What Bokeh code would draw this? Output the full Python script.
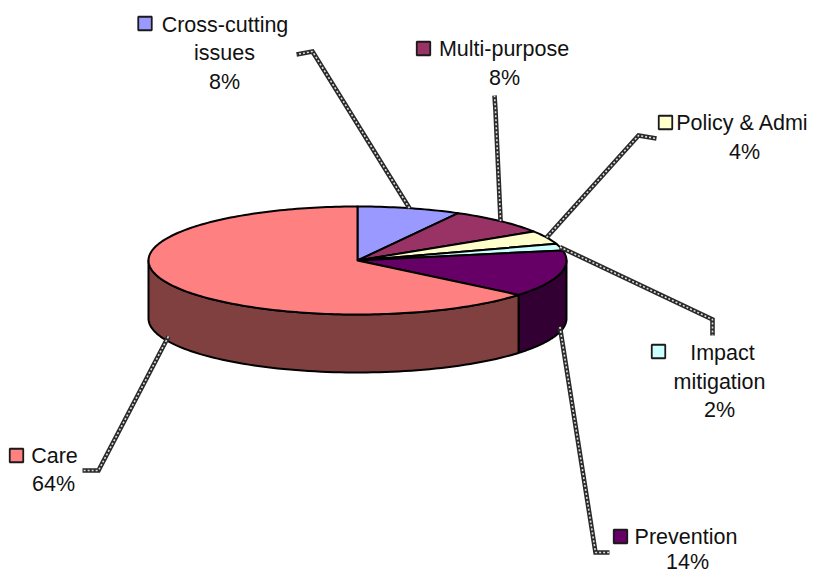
import numpy as np
from bokeh.plotting import figure
from bokeh.core.properties import value
from bokeh.embed import file_html
from bokeh.resources import INLINE

# --- data ---
categories = ["Cross-cutting issues", "Multi-purpose", "Policy & Admi", "Impact mitigation", "Prevention", "Care"]
percents = [8, 8, 4, 2, 14, 64]
colors = ["#9999FF", "#993366", "#FFFFCC", "#CCFFFF", "#660066", "#FF8080"]
side_colors = ["#4C4C80", "#4C1933", "#808066", "#668080", "#330033", "#804040"]

# --- layout (page pixels) ---
CX, CY, RX, RY, DEPTH = 357.0, 260.0, 209.0, 54.0, 58.0
W, H = 814, 572

p = figure(width=W, height=H, output_backend="svg", toolbar_location=None,
           x_range=(0, W), y_range=(H, 0), min_border=0,
           outline_line_color=None, background_fill_color="white")
p.axis.visible = False
p.grid.visible = False


def pt(frac, dy=0.0):
    a = np.asarray(frac) * 2 * np.pi
    return CX + RX * np.sin(a), CY - RY * np.cos(a) + dy


ends = np.cumsum(percents) / sum(percents)
starts = np.concatenate([[0], ends[:-1]])

# side walls (only the front half of the rim is visible)
sx, sy, sc = [], [], []
for s, e, c in zip(starts, ends, side_colors):
    a, b = max(s, 0.25), min(e, 0.75)
    if b <= a:
        continue
    t = np.linspace(a, b, 80)
    x0, y0 = pt(t)
    x1, y1 = pt(t[::-1], DEPTH)
    sx.append(np.concatenate([x0, x1]).tolist())
    sy.append(np.concatenate([y0, y1]).tolist())
    sc.append(c)
p.patches(sx, sy, fill_color=sc, line_color="black", line_width=2, line_join="round")

# top faces
tx, ty = [], []
for s, e in zip(starts, ends):
    t = np.linspace(s, e, max(6, int((e - s) * 300)))
    x, y = pt(t)
    tx.append([CX] + x.tolist())
    ty.append([CY] + y.tolist())
p.patches(tx, ty, fill_color=colors, line_color="black", line_width=2, line_join="round")

# leader lines: start on the slice rim at its middle, then elbow points
elbows = [
    [(312, 51), (296, 54)],
    [(495, 110), (494, 95)],
    [(638, 135), (656, 138)],
    [(712, 319), (712, 335)],
    [(595, 552), (609, 552)],
    [(98, 470), (82, 470)],
]
lx, ly = [], []
for s, e, el in zip(starts, ends, elbows):
    m = (s + e) / 2
    on_front = 0.25 < m < 0.75
    x0, y0 = pt(m, DEPTH - 5 if on_front else 0.0)
    lx.append([float(x0)] + [q[0] for q in el])
    ly.append([float(y0)] + [q[1] for q in el])
p.multi_line(lx, ly, line_color="#2a2a2a", line_width=4.6, line_join="miter")
p.multi_line(lx, ly, line_color="#dddddd", line_width=1.6, line_dash="2 2")

# legend keys
key_x = [144.5, 423, 665, 658, 620, 16]
key_y = [23, 48, 122, 351, 536, 455]
p.scatter(key_x, key_y, marker="square", size=13.5, fill_color=colors,
          line_color="#1a1a1a", line_width=1.8)

# labels
txt = ["Cross-cutting", "issues", "8%", "Multi-purpose", "8%", "Policy & Admi", "4%",
       "Impact", "mitigation", "2%", "Prevention", "14%", "Care", "64%"]
txt_x = [224.5, 224, 224, 503.5, 504, 742, 744, 722, 719, 719, 685.5, 687, 54, 53]
txt_y = [24, 52, 81, 48, 77, 122, 151, 352, 381, 409, 536, 561, 455, 483]
p.text(txt_x, txt_y, text=txt, text_font=value("Liberation Sans"), text_font_size="21.5px",
       text_color="#111111", text_align="center", text_baseline="alphabetic")

open("out.html", "w").write(file_html(p, INLINE))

==========

[Request]
The lines from the top of the data above through the one holding "from bokeh.resources import INLINE" are to be repeated exactly, and only those, with no pictures.

[Solution to this problem]
What Bokeh code would draw this? Output the full Python script.
import numpy as np
from bokeh.plotting import figure
from bokeh.core.properties import value
from bokeh.embed import file_html
from bokeh.resources import INLINE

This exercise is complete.